Thankfully, we have technology that allows us to at least enjoy the game in other ways besides watching live-action. I’ve been watching classic games – including the Cubs but other teams as well – on YouTube and MLB.TV. I’ve re-watched Ken Burns’ Baseball series and one of my favorite movies, Field of Dreams. Because of that, I’ve been turning these difficult days into a learning opportunity. I’ve gotten many reminders of what a great game that baseball is and have reminisced on many great memories it has provided me over the years.
I think this situation has done that for many of us. Ask fans just a few months ago if they’d be in favor of playing regular-season games in 110 degrees Arizona heat with no fans, in seven-inning contests, with a total realignment of the leagues, as is currently being discussed, and they would have thought you’re crazy. Now, many fans are so desperate to watch the game they love that they are begging for this to happen.
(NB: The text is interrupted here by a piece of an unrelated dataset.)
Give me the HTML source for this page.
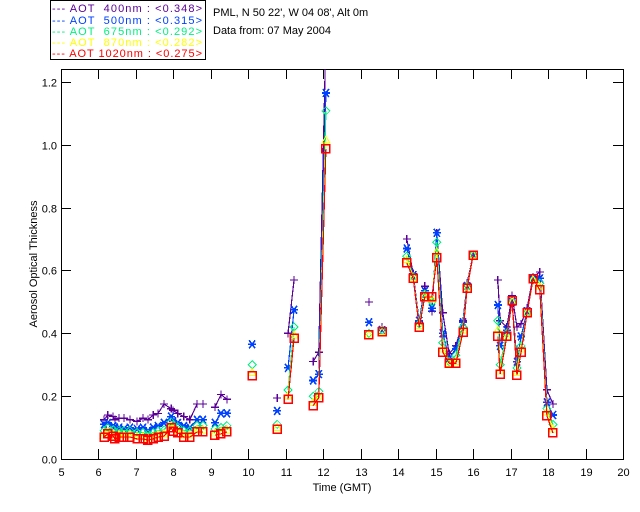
<!DOCTYPE html>
<html><head><meta charset="utf-8"><style>
body{margin:0;background:#fff;width:640px;height:512px;overflow:hidden}
svg{display:block;font-family:"Liberation Sans",sans-serif}
</style></head><body>
<svg id="chart" width="640" height="512" xmlns="http://www.w3.org/2000/svg">
<g>
<rect x="50.5" y="0.5" width="155" height="59" fill="#fff" stroke="#000"/>
<text x="52" y="12" font-size="11" fill="#5a0096" textLength="150" xml:space="preserve">--- AOT  400nm : &lt;0.348&gt;</text>
<text x="52" y="24" font-size="11" fill="#0040ff" textLength="150" xml:space="preserve">--- AOT  500nm : &lt;0.315&gt;</text>
<text x="52" y="35" font-size="11" fill="#00f080" textLength="150" xml:space="preserve">--- AOT  675nm : &lt;0.292&gt;</text>
<text x="52" y="46" font-size="11" fill="#ffff00" textLength="150" xml:space="preserve">--- AOT  870nm : &lt;0.282&gt;</text>
<text x="52" y="57" font-size="11" fill="#ff0000" textLength="150" xml:space="preserve">--- AOT 1020nm : &lt;0.275&gt;</text>
</g>
<text x="213" y="16" font-size="11">PML, N 50 22', W 04 08', Alt 0m</text>
<text x="213" y="34" font-size="11">Data from: 07 May 2004</text>
<text x="342" y="491" font-size="11" text-anchor="middle">Time (GMT)</text>
<text transform="translate(37,264) rotate(-90)" font-size="11" text-anchor="middle">Aerosol Optical Thickness</text>
<defs><clipPath id="pc"><rect x="61" y="69" width="562" height="390"/></clipPath></defs>
<g id="axes"></g>
<g id="plot" clip-path="url(#pc)" shape-rendering="crispEdges"></g>
</svg>
<script>
const times=[6.15,6.25,6.39,6.44,6.55,6.68,6.84,7.03,7.19,7.32,7.46,7.59,7.75,7.94,7.99,8.12,8.28,8.44,8.63,8.79,9.11,9.27,9.43,
10.1,10.77,11.06,11.22,11.73,11.88,12.07,13.22,13.57,
14.23,14.4,14.56,14.71,14.9,15.03,15.19,15.36,15.54,15.73,15.84,16.0,
16.66,16.72,16.9,17.04,17.17,17.28,17.44,17.6,17.78,17.97,18.13];
const aot400=[.125,.14,.135,.125,.13,.13,.125,.12,.13,.125,.14,.145,.175,.16,.155,.145,.135,.125,.175,.175,.165,.205,.19,
null,.194,.40,.57,.31,.34,1.35,.50,.42,
.70,.59,.436,.55,.47,.72,.465,.335,.36,.44,.56,.65,
.57,.44,.42,.52,.42,.43,.48,.58,.595,.22,.175];
const aot500=[.11,.115,.105,.10,.10,.095,.10,.095,.10,.09,.10,.105,.115,.135,.12,.115,.105,.10,.125,.125,.115,.145,.145,
.365,.153,.29,.475,.25,.27,1.165,.435,.41,
.67,.585,.44,.535,.48,.72,.40,.32,.35,.435,.55,.65,
.49,.36,.41,.50,.31,.39,.47,.575,.575,.18,.14];
const aot675=[.09,.10,.093,.085,.09,.09,.09,.084,.084,.08,.084,.09,.093,.118,.108,.103,.09,.09,.106,.106,.096,.10,.106,
.30,.11,.22,.42,.20,.215,1.108,.40,.41,
.645,.58,.43,.525,.50,.69,.37,.31,.33,.42,.55,.65,
.44,.30,.40,.50,.29,.36,.465,.57,.56,.16,.11];
const aot870=[.077,.087,.08,.071,.077,.077,.077,.071,.071,.067,.071,.077,.08,.106,.096,.09,.077,.077,.093,.093,.083,.087,.093,
.275,.10,.20,.395,.18,.20,1.015,.395,.405,
.635,.578,.425,.52,.51,.66,.35,.305,.31,.41,.547,.65,
.41,.28,.39,.50,.275,.35,.465,.57,.55,.15,.095];
const aot1020=[.070,.080,.073,.064,.070,.070,.070,.064,.064,.060,.064,.070,.073,.099,.089,.083,.070,.070,.086,.086,.076,.080,.086,
.265,.095,.19,.385,.17,.195,.987,.395,.405,
.624,.576,.42,.516,.516,.64,.34,.305,.305,.404,.544,.649,
.39,.27,.39,.503,.267,.34,.465,.573,.538,.137,.083];
const xTicks=[5,6,7,8,9,10,11,12,13,14,15,16,17,18,19,20];
const yTicks=[0,0.2,0.4,0.6,0.8,1.0,1.2];

const NS='http://www.w3.org/2000/svg';
const L=61,R=623,T=69,B=459;
const xs=t=>L+(t-5)*(R-L)/15;
const ys=v=>B-v*314.2;
function mk(tag,attrs,parent){const e=document.createElementNS(NS,tag);for(const k in attrs)e.setAttribute(k,attrs[k]);parent.appendChild(e);return e;}
const ax=document.getElementById('axes'),pl=document.getElementById('plot');
const frame=mk('rect',{x:L+.5,y:T+.5,width:R-L,height:B-T,fill:'none',stroke:'#000'},ax);


xTicks.forEach(t=>{const x=Math.round(xs(t))+.5;
 mk('line',{x1:x,x2:x,y1:B,y2:B-10,stroke:'#000'},ax);
 mk('line',{x1:x,x2:x,y1:T,y2:T+10,stroke:'#000'},ax);
 const tx=mk('text',{x:x,y:B+17,'font-size':11,'text-anchor':'middle'},ax);tx.textContent=t;
 
 
});
yTicks.forEach(v=>{const y=Math.round(ys(v))+.5;
 mk('line',{x1:L,x2:L+10,y1:y,y2:y,stroke:'#000'},ax);
 mk('line',{x1:R,x2:R-10,y1:y,y2:y,stroke:'#000'},ax);
 const tx=mk('text',{x:L-4,y:y+4,'font-size':11,'text-anchor':'end'},ax);tx.textContent=v.toFixed(1);
 
 
});
const series=[[aot400,'#5a0096','plus'],[aot500,'#0040ff','star'],[aot675,'#00f080','diamond'],[aot870,'#ffff00','tri'],[aot1020,'#ff0000','square']];
function marker(kind,x,y,c,g){const s=4;
 if(kind==='plus'){mk('path',{d:`M${x-s} ${y}H${x+s}M${x} ${y-s}V${y+s}`,stroke:c,fill:'none','stroke-width':1.3},g);}
 else if(kind==='star'){mk('path',{d:`M${x-s} ${y}H${x+s}M${x-3} ${y-4}L${x+3} ${y+4}M${x+3} ${y-4}L${x-3} ${y+4}`,stroke:c,fill:'none','stroke-width':1.6},g);}
 else if(kind==='diamond'){mk('path',{d:`M${x} ${y-s}L${x+s} ${y}L${x} ${y+s}L${x-s} ${y}Z`,stroke:c,fill:'none'},g);}
 else if(kind==='tri'){mk('path',{d:`M${x} ${y-s}L${x+s} ${y+3}L${x-s} ${y+3}Z`,stroke:c,fill:'none'},g);}
 else {mk('rect',{x:x-4,y:y-4,width:8,height:8,stroke:c,fill:'none','stroke-width':1.5},g);}
}
series.forEach(([vals,c,kind],si)=>{
 const g=mk('g',{},pl);
 
 
 let d='';let prev=null;
 times.forEach((t,i)=>{const v=vals[i];if(v==null){prev=null;return;}
  const x=xs(t),y=ys(v);
  if(prev!==null&&t-prev<0.25)d+=`L${x} ${y}`;else d+=`M${x} ${y}`;prev=t;});
 const p=mk('path',{d:d,stroke:c,fill:'none','stroke-width':1.2},g);
 
 
 times.forEach((t,i)=>{const v=vals[i];if(v==null)return;marker(kind,xs(t),ys(v),c,g);});
});
</script>
</body></html>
I know that when baseball finally comes back, in whatever form we get it, I will look at the game with a whole new perspective. I’ll see the game more than ever in childlike wonder, just as Terence Mann (played by James Earl Jones) describes in Field of Dreams. I’ll appreciate my relaxing evenings taking in a game on TV, and my visits to Wrigley Field never like before. As terrible as this situation is, maybe I needed that.
Hopefully, we will all come out of this situation with a greater understanding and appreciation for our game. Probably, we will look back on these days as a time when we wrote a whole new definition of what it means to be a fan. I sure know that I will.